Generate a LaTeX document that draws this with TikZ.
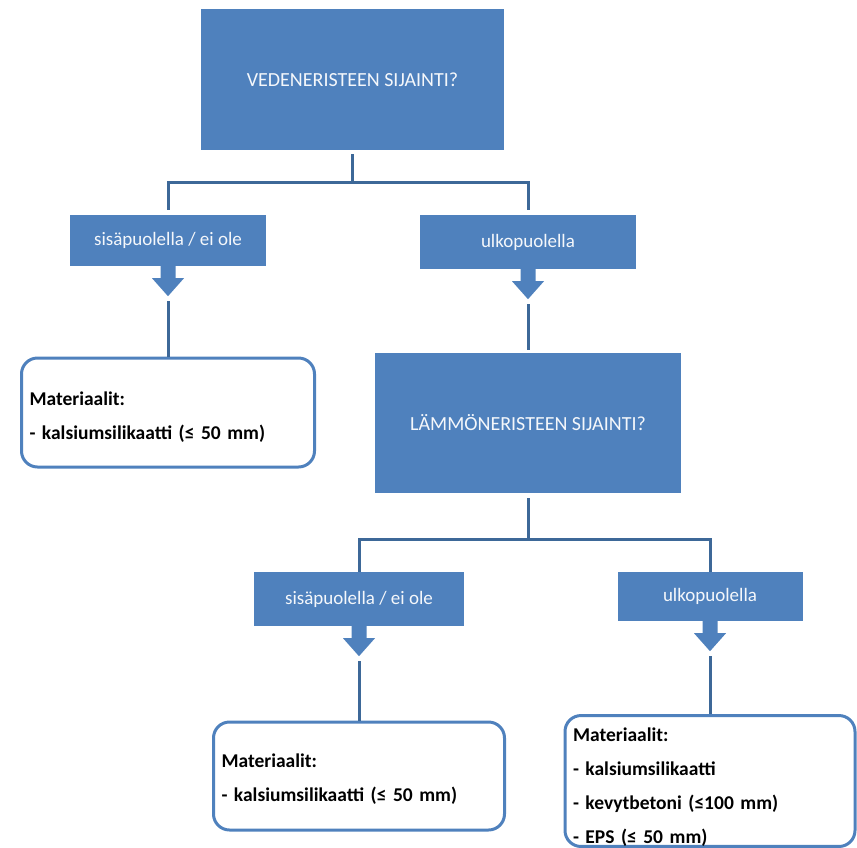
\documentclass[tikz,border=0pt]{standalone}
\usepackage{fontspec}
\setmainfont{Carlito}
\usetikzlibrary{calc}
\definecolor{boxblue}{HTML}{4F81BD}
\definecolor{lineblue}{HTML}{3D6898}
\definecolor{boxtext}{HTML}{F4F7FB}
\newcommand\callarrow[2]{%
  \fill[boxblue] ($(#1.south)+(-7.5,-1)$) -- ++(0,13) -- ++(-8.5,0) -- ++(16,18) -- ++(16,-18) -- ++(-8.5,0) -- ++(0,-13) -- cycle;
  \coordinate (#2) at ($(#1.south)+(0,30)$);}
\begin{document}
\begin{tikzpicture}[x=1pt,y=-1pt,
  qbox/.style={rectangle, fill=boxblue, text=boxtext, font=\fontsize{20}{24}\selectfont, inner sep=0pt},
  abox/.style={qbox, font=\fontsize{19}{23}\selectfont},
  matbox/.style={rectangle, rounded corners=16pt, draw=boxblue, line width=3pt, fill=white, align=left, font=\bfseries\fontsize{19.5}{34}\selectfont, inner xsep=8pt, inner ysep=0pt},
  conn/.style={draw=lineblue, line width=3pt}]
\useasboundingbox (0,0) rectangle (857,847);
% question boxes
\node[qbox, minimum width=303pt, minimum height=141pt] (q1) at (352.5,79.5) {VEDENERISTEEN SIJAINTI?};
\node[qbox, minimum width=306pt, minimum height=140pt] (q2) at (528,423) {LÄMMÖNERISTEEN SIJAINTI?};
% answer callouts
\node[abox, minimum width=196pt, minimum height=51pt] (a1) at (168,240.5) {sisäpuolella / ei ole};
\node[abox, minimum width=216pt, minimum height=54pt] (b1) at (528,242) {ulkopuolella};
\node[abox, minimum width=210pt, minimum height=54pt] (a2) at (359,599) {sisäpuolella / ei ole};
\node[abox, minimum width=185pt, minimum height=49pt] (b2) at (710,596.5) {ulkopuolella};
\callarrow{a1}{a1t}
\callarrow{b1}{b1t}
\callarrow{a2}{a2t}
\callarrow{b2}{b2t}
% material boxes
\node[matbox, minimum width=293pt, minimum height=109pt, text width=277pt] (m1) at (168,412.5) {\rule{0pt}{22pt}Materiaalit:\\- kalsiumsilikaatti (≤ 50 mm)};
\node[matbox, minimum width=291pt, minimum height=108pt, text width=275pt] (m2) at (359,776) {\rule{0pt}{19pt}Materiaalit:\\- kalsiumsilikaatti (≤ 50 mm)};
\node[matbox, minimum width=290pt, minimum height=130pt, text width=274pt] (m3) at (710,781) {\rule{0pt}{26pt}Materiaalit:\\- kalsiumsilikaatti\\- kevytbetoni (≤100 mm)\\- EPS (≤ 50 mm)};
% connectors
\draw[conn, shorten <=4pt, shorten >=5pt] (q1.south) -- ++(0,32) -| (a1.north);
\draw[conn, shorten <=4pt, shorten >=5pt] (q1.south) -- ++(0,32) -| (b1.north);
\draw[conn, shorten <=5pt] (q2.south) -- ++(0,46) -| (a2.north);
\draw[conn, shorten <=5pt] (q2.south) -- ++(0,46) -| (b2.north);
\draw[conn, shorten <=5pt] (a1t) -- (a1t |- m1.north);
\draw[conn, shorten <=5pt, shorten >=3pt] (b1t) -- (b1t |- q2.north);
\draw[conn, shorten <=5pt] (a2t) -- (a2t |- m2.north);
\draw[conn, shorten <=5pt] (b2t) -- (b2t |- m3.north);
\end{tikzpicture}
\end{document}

# Required work
Print the whole listing above once more, word for word, without its pictures.

# Reply
Generate a LaTeX document that draws this with TikZ.
\documentclass[tikz,border=0pt]{standalone}
\usepackage{fontspec}
\setmainfont{Carlito}
\usetikzlibrary{calc}
\definecolor{boxblue}{HTML}{4F81BD}
\definecolor{lineblue}{HTML}{3D6898}
\definecolor{boxtext}{HTML}{F4F7FB}
\newcommand\callarrow[2]{%
  \fill[boxblue] ($(#1.south)+(-7.5,-1)$) -- ++(0,13) -- ++(-8.5,0) -- ++(16,18) -- ++(16,-18) -- ++(-8.5,0) -- ++(0,-13) -- cycle;
  \coordinate (#2) at ($(#1.south)+(0,30)$);}
\begin{document}
\begin{tikzpicture}[x=1pt,y=-1pt,
  qbox/.style={rectangle, fill=boxblue, text=boxtext, font=\fontsize{20}{24}\selectfont, inner sep=0pt},
  abox/.style={qbox, font=\fontsize{19}{23}\selectfont},
  matbox/.style={rectangle, rounded corners=16pt, draw=boxblue, line width=3pt, fill=white, align=left, font=\bfseries\fontsize{19.5}{34}\selectfont, inner xsep=8pt, inner ysep=0pt},
  conn/.style={draw=lineblue, line width=3pt}]
\useasboundingbox (0,0) rectangle (857,847);
% question boxes
\node[qbox, minimum width=303pt, minimum height=141pt] (q1) at (352.5,79.5) {VEDENERISTEEN SIJAINTI?};
\node[qbox, minimum width=306pt, minimum height=140pt] (q2) at (528,423) {LÄMMÖNERISTEEN SIJAINTI?};
% answer callouts
\node[abox, minimum width=196pt, minimum height=51pt] (a1) at (168,240.5) {sisäpuolella / ei ole};
\node[abox, minimum width=216pt, minimum height=54pt] (b1) at (528,242) {ulkopuolella};
\node[abox, minimum width=210pt, minimum height=54pt] (a2) at (359,599) {sisäpuolella / ei ole};
\node[abox, minimum width=185pt, minimum height=49pt] (b2) at (710,596.5) {ulkopuolella};
\callarrow{a1}{a1t}
\callarrow{b1}{b1t}
\callarrow{a2}{a2t}
\callarrow{b2}{b2t}
% material boxes
\node[matbox, minimum width=293pt, minimum height=109pt, text width=277pt] (m1) at (168,412.5) {\rule{0pt}{22pt}Materiaalit:\\- kalsiumsilikaatti (≤ 50 mm)};
\node[matbox, minimum width=291pt, minimum height=108pt, text width=275pt] (m2) at (359,776) {\rule{0pt}{19pt}Materiaalit:\\- kalsiumsilikaatti (≤ 50 mm)};
\node[matbox, minimum width=290pt, minimum height=130pt, text width=274pt] (m3) at (710,781) {\rule{0pt}{26pt}Materiaalit:\\- kalsiumsilikaatti\\- kevytbetoni (≤100 mm)\\- EPS (≤ 50 mm)};
% connectors
\draw[conn, shorten <=4pt, shorten >=5pt] (q1.south) -- ++(0,32) -| (a1.north);
\draw[conn, shorten <=4pt, shorten >=5pt] (q1.south) -- ++(0,32) -| (b1.north);
\draw[conn, shorten <=5pt] (q2.south) -- ++(0,46) -| (a2.north);
\draw[conn, shorten <=5pt] (q2.south) -- ++(0,46) -| (b2.north);
\draw[conn, shorten <=5pt] (a1t) -- (a1t |- m1.north);
\draw[conn, shorten <=5pt, shorten >=3pt] (b1t) -- (b1t |- q2.north);
\draw[conn, shorten <=5pt] (a2t) -- (a2t |- m2.north);
\draw[conn, shorten <=5pt] (b2t) -- (b2t |- m3.north);
\end{tikzpicture}
\end{document}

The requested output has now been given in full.